→ Instructions for the task
Extract, unchanged, each line of the listing below from its first line through the line that contains "from matplotlib.lines import Line2D", inclusive, and nothing else.

→ Records for this exercise
————————

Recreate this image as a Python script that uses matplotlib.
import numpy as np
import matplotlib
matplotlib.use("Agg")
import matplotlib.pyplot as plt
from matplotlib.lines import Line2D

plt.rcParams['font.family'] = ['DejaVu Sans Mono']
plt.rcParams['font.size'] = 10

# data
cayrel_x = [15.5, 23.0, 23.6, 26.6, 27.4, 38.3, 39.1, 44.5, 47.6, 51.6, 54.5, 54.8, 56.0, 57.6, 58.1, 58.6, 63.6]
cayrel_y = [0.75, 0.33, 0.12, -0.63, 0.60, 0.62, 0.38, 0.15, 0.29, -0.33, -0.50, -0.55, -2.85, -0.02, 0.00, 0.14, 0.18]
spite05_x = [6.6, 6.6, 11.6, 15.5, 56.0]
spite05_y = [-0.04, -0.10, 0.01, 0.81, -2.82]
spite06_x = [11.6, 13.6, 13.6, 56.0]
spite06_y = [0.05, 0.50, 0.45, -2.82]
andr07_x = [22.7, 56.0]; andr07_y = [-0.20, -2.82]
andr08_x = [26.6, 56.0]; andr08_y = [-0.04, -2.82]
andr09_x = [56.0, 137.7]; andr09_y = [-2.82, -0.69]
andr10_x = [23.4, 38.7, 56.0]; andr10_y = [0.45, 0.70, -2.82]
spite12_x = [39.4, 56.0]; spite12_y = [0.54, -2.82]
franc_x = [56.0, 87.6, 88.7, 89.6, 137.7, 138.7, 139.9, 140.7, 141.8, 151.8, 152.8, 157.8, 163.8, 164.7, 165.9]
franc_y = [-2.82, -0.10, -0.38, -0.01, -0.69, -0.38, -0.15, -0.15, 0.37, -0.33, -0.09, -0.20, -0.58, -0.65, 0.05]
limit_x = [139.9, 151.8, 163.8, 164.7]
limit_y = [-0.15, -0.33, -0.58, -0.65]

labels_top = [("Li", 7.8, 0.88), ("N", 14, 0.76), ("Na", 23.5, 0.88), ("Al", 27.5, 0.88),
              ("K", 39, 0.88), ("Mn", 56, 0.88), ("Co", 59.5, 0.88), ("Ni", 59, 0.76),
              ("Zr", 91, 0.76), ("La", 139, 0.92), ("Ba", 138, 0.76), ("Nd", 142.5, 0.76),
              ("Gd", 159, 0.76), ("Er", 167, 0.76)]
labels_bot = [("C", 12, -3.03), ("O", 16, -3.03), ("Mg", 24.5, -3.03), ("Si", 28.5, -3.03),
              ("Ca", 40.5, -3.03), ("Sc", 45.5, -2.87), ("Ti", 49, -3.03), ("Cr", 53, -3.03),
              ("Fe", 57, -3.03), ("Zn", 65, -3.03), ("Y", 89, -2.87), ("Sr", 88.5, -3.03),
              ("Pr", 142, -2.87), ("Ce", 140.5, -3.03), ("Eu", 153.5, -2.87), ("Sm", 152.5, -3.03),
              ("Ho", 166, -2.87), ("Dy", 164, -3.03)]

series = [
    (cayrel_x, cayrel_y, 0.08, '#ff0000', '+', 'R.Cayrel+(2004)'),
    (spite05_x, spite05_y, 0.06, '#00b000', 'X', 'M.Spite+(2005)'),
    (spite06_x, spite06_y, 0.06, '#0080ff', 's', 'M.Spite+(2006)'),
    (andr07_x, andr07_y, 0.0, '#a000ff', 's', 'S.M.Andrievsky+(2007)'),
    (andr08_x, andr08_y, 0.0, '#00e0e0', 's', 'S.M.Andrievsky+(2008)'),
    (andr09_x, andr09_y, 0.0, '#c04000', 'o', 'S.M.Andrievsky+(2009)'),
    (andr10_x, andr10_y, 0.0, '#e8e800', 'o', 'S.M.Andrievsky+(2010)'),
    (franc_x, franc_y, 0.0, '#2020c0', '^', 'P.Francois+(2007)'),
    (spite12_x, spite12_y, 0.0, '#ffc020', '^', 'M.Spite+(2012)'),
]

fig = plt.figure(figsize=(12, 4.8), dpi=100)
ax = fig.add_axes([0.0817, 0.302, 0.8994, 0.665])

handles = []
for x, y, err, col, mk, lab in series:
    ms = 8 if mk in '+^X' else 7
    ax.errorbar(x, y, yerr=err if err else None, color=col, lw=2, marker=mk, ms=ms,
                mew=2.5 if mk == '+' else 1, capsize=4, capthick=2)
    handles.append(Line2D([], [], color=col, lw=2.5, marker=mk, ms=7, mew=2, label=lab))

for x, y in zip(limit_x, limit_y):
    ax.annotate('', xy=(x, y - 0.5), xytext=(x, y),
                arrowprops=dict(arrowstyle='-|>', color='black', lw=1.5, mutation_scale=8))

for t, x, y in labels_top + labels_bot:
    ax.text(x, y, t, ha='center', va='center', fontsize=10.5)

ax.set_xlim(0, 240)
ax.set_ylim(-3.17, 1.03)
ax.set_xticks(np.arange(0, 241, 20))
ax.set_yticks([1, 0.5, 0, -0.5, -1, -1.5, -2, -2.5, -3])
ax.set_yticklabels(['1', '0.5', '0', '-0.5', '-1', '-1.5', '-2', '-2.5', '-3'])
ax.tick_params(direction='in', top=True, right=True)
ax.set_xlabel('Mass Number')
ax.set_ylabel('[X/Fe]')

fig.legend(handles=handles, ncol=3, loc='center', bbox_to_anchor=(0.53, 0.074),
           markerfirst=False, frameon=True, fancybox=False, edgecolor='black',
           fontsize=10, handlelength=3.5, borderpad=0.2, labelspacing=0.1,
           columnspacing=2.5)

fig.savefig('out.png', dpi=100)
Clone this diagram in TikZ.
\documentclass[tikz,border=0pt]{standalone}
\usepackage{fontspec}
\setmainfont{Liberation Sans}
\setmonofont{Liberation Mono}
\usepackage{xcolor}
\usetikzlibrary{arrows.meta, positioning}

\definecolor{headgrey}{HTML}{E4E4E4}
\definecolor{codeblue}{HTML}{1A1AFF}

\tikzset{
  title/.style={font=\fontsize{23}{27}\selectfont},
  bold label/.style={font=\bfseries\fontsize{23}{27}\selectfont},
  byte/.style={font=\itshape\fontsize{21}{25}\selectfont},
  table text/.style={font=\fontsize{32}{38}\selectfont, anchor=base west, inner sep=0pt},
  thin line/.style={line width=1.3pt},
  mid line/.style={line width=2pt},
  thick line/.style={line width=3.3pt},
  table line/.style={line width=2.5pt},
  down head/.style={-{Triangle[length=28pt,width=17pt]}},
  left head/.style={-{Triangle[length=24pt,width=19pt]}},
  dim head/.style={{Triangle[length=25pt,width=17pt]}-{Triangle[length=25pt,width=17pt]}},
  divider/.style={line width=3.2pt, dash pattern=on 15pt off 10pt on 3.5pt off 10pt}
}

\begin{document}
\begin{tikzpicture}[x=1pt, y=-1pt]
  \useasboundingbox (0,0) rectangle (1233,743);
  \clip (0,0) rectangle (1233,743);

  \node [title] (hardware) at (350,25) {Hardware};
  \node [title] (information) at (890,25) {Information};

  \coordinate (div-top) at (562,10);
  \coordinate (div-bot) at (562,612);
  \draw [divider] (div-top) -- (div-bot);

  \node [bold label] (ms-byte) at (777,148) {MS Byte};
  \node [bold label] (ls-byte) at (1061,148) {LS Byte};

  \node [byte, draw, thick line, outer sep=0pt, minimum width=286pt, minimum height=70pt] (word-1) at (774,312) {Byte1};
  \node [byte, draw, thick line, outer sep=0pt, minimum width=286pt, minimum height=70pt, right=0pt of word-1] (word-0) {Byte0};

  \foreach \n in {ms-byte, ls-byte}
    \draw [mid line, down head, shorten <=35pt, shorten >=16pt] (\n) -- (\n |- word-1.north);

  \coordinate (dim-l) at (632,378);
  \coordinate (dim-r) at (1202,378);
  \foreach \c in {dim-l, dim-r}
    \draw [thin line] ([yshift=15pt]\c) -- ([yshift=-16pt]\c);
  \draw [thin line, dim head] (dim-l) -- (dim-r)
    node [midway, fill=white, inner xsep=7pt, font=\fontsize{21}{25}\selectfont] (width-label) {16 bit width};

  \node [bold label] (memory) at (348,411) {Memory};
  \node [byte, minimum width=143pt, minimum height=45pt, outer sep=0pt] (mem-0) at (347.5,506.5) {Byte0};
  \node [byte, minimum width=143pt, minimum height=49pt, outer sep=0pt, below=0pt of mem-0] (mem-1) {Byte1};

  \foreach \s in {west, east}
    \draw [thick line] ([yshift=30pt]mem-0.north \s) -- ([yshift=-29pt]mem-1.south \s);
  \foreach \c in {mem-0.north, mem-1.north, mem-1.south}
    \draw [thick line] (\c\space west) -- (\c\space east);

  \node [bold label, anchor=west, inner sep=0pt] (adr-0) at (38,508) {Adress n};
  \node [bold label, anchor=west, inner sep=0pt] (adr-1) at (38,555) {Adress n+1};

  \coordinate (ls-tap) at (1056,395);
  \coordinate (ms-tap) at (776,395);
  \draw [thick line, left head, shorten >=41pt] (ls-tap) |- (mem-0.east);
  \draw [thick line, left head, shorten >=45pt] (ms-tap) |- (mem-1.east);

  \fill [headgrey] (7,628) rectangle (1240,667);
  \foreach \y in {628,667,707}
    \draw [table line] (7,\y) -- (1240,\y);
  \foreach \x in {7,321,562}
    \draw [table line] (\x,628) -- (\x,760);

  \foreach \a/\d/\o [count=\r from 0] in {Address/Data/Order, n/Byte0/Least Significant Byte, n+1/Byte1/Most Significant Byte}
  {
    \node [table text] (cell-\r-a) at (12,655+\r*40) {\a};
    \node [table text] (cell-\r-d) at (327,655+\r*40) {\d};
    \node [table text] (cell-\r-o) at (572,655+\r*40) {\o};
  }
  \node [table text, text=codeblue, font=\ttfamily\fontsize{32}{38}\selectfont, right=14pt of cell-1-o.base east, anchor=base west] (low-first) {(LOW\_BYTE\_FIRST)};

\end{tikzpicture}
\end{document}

————————

→ Written solution
Recreate this image as a Python script that uses matplotlib.
import numpy as np
import matplotlib
matplotlib.use("Agg")
import matplotlib.pyplot as plt
from matplotlib.lines import Line2D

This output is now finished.